Along with Augustus II, the Saxon army came to Poland and it was it that were responsible for maintaining order in the country. It can hardly be considered an occupation, since the nobility crowned the Saxon prince as the king of Poland. Undoubtedly, Augustus II acted for the Polish raison d'état by taking Podolia and Kamieniec from Turkey at the beginning of his reign. On the other hand, the alliance of the Polish monarch with tsar Peter I plunged the Commonwealth into the Great Northern War. Augustus II, initially with only Saxon troops, and Peter I attacked Charles XII, the king of Sweden.

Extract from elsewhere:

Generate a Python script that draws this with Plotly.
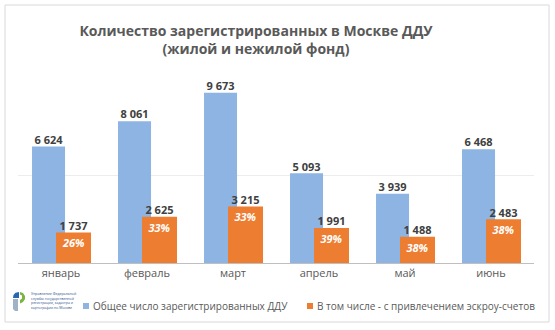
import plotly.graph_objects as go

# ---- data ----
months = ["январь", "февраль", "март", "апрель", "май", "июнь"]
total_ddu = [6624, 8061, 9673, 5093, 3939, 6468]
escrow_ddu = [1737, 2625, 3215, 1991, 1488, 2483]
escrow_share = ["26%", "33%", "33%", "39%", "38%", "38%"]
series_names = ["Общее число зарегистрированных ДДУ",
                "В том числе - с привлечением эскроу-счетов"]

W, H = 555, 330
L, R, T, B = 18, 21, 87, 67
PW, PH = W - L - R, H - T - B

def px_x(px):
    return (px - L) / PW

def px_y(py):
    return (H - B - py) / PH

FONT = "Open Sans"
BLUE = "#8DB4E2"
ORANGE = "#ED7D31"
idx = list(range(len(months)))

def fmt(v):
    return f"{v:,}".replace(",", " ")

fig = go.Figure()
fig.add_trace(go.Bar(
    x=idx, y=total_ddu, name=series_names[0], offset=-0.337, width=0.384,
    marker=dict(color=BLUE, line=dict(width=0)), showlegend=False, hoverinfo="y"))
fig.add_trace(go.Bar(
    x=idx, y=escrow_ddu, name=series_names[1], offset=-0.058, width=0.407,
    marker=dict(color=ORANGE, line=dict(width=0)), showlegend=False, hoverinfo="y",
    text=escrow_share, textposition="inside", insidetextanchor="end", textangle=0,
    textfont=dict(family=FONT, size=11, color="white", weight="bold", style="italic")))
fig.add_trace(go.Scatter(
    x=[i - 0.145 for i in idx], y=total_ddu, mode="text",
    text=[fmt(v) for v in total_ddu], textposition="top center",
    textfont=dict(family=FONT, size=11, color="#404040", weight="bold"),
    cliponaxis=False, showlegend=False, hoverinfo="skip"))
fig.add_trace(go.Scatter(
    x=[i + 0.145 for i in idx], y=escrow_ddu, mode="text",
    text=[fmt(v) for v in escrow_ddu], textposition="top center",
    textfont=dict(family=FONT, size=11, color="#404040", weight="bold"),
    cliponaxis=False, showlegend=False, hoverinfo="skip"))

shapes = []
annotations = []
# chart frame
shapes.append(dict(type="rect", xref="paper", yref="paper",
                   x0=px_x(5), x1=px_x(549), y0=px_y(322), y1=px_y(5),
                   line=dict(color="#d9d9d9", width=1), layer="below"))
# manual legend
legend_items = [(83, BLUE, series_names[0]), (307, ORANGE, series_names[1])]
for xs, col, name in legend_items:
    shapes.append(dict(type="rect", xref="paper", yref="paper",
                       x0=px_x(xs), x1=px_x(xs + 6), y0=px_y(309), y1=px_y(303),
                       fillcolor=col, line=dict(width=0)))
    annotations.append(dict(xref="paper", yref="paper", x=px_x(xs + 8), y=px_y(306),
                            xanchor="left", yanchor="middle", showarrow=False, text=name,
                            font=dict(family=FONT, size=10, color="#595959")))

# logo (small emblem)
def poly(points, color):
    d = "M " + " L ".join(f"{px_x(a)},{px_y(b)}" for a, b in points) + " Z"
    return dict(type="path", xref="paper", yref="paper", path=d,
                fillcolor=color, line=dict(width=0))

shapes.append(poly([(13, 298), (13.5, 295), (15.5, 292.8), (19, 292), (19, 298)], "#2b66ad"))
shapes.append(poly([(20, 292), (23, 293), (25, 296), (25, 299), (23, 302), (20, 303.5), (20, 300),
                    (22, 298.5), (22, 295.5), (20, 294.5)], "#7cb342"))
shapes.append(poly([(13, 299), (18, 299), (18, 311), (15, 311), (13, 309)], "#9fb3c8"))
annotations.append(dict(xref="paper", yref="paper", x=px_x(29), y=px_y(300),
                        xanchor="left", yanchor="middle", showarrow=False, align="left",
                        text="Управление Федеральной<br>службы государственной<br>"
                             "регистрации, кадастра и<br>картографии по Москве",
                        font=dict(family=FONT, size=3.5, color="#1f4e8c")))

fig.update_layout(
    width=W, height=H,
    margin=dict(l=L, r=R, t=T, b=B, pad=0),
    paper_bgcolor="white", plot_bgcolor="white",
    barmode="overlay",
    title=dict(text="Количество зарегистрированных в Москве ДДУ<br>(жилой и нежилой фонд)",
               x=256 / W, xref="container", xanchor="center",
               y=1 - 36 / H, yref="container", yanchor="middle",
               font=dict(family=FONT, size=14, color="#595959", weight="bold")),
    xaxis=dict(range=[-0.5, 5.5], tickmode="array", tickvals=idx, ticktext=months,
               showgrid=False, zeroline=False, showline=True, linecolor="#bfbfbf",
               linewidth=1, ticks="", tickfont=dict(family=FONT, size=11, color="#595959"),
               fixedrange=True),
    yaxis=dict(range=[0, 10000], dtick=5000, showticklabels=False, showgrid=True,
               gridcolor="#ececec", gridwidth=1, zeroline=False, showline=False,
               fixedrange=True),
    shapes=shapes, annotations=annotations,
    showlegend=False,
)

fig.write_html("out.html")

Augustus II dreamed of domains on the Baltic Sea that could be inherited by the Wettins, which would strengthen the position of himself and his descendants in the Commonwealth. He would eagerly change the political system in Poland and establish a dynasty. But it was only the Constitution of 3 May 1791 that implemented both these things although such changes would have been useful much earlier.

Did Augustus II, acting in his own interest and that of his successors, have the good of the Republic of Poland in mind? As to intentions, probably not, as to hypothetical effects, one can speculate.

Charles XII fared better in the Northern War for some time. Threatened with the ravages of Saxony, Augustus II officially abdicated in 1706, and in reality he was deprived of his crown from 1704. In that year, Charles XII found himself a candidate for the king of Poland in the person of the young voivode of Poznań, Stanisław Leszczyński, who was “elected” as king in a Swedish military camp.

The whole of central Poland was taken over by the Swedes, their army burned Wawel, which should not have contributed to Leszczyński’s adherents, but he did have them and the division of the nobility, when some were “with the Saxon” (“od Sasa”) and others “With Las” (i.e. Leszczyński – “od Lasa”), reflected the popular mood and cast a shadow on his five-year reign.